Je me garde du mieux que je peux dans mes critiques d'accabler les artistes quand ils sont fâchés avec le rythme mensuel des comics tant qu'ils livrent des planches de qualité. Par ailleurs, le lecteur est aussi responsable car on n'exige pas aujourd'hui d'une BD les mêmes qualités que dans les années 60-70 : avec les progrès techniques à la disposition des graphistes, il est devenu plus simple de travailler, mais ça ne garantit pas que tout le monde ait l'énergie et l'inspiration pour abattre vingt pages par mois (a fortiori quand on se passe d'encreur). Il faut toujours garder à l'esprit le côté usinier des comics et rester indulgent.

Mais être indulgent ne signifie pas tout laisser passer et quand on se lance dans la carrière de dessinateur de comics, on sait aussi la charge de travail que cela implique, on ne peut pas faire comme si on la découvrait et penser qu'on va s'établir en ne tenant pas les délais ou en bâclant son ouvrage. A moins de travailler dans des conditions spéciales où son editor vous couvre, que votre série ne dépend d'un calendrier strict, et de livrer un travail exceptionnel finalement, peu d'artistes peuvent réclamer de leur patron et du public cette indulgence.

Ivan Reis est un professionnel, au talent et aux capacités reconnus. Mais il faut reconnaître qu'il n'est plus depuis Blackest Night cet artiste capable de produire huit épisodes de trente pages d'une qualité égale. Pour Aquaman, il a fait encore le boulot (n'étant supplée que pour un épisode sur les douze de son run) pour un résultat irréprochable. Mais sa prestation sur Justice League (version "New 52") ou récemment sur Justice League of America (version "Rebirth") a montré un dessinateur à bout de souffle après deux épisodes d'affilée, car DC lui a commandé en parallèle des couvertures pour d'autres titres (Nightwing et des variants). 

Un des maux des comics actuels est la pénurie d'artistes capables d'enchaîner les épisodes mensuels, ce qui demande rigueur et tonus. Quand un artiste officie sur un titre avec un casting fourni, la donne se complique car l'effort est plus grand. La solution est de les affecter sur une série avec peu de personnages, voire avec un héros seul.

Mais, même ça, apparemment, Reis (comme d'autres) n'y arrivent plus.

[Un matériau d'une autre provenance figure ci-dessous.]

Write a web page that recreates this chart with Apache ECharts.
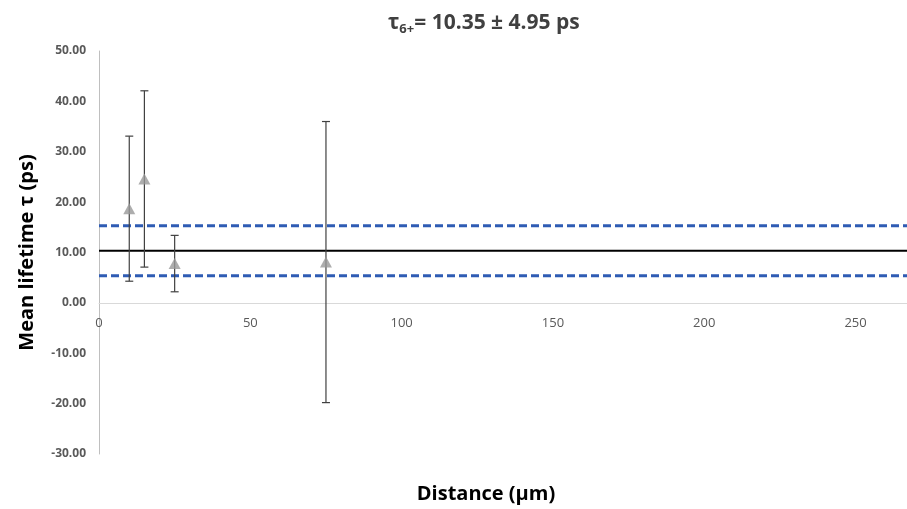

Après avoir difficilement produit une quinzaine de pages du #2 de The Terrifics, il n'en assure aucune pour ce #3, ses fans doivent se contenter de la couverture (par ailleurs quelconque). Il a donc été complètement remplacé par Joe Bennett, un de ces seconds couteaux qui grossissent les effectifs des gros éditeurs, des dessinateurs moyens ou franchement mauvais mais capables d'être présents au pied levé. La comparaison est quand même cruelle car Bennett n'a pas le trait expressif et souple, cette maîtrise technique, si séduisante de Reis (même quand ce dernier est fatigué). Du coup, on lit vingt pages passables, parfois médiocres, ou laides, en tout cas sans rien qui charme.

Et par conséquent on a cette impression d'avoir été abusé, trompé sur la marchandise : DC nous promettait trois épisodes de Reis (on n'en aura eu qu'un et demi), trois de Shaner (on n'en aura que deux). Ajoutez-y tous les manquements précités sur les autres titres de "The New Age of Heroes" et vous comprendrez que c'est bien beau de vouloir vendre des séries en les faisant démarrer par des stars... Mais si ces stars sont incapables d'assurer le job, la promesse vire à l'arnaque.

Le scénario n'étant pas non plus, pour l'occasion, à la hauteur, la déception le dispute à la colère. C'est dommage pour cette série sympathique et prometteuse, que je ne condamne pas (même si la suite a intérêt à relever le niveau pour qu'on n'ait plus à subir pareille déconvenue), mais c'est aussi limite de la part de DC, qui a sûrement péché par orgueil dans cette entreprise.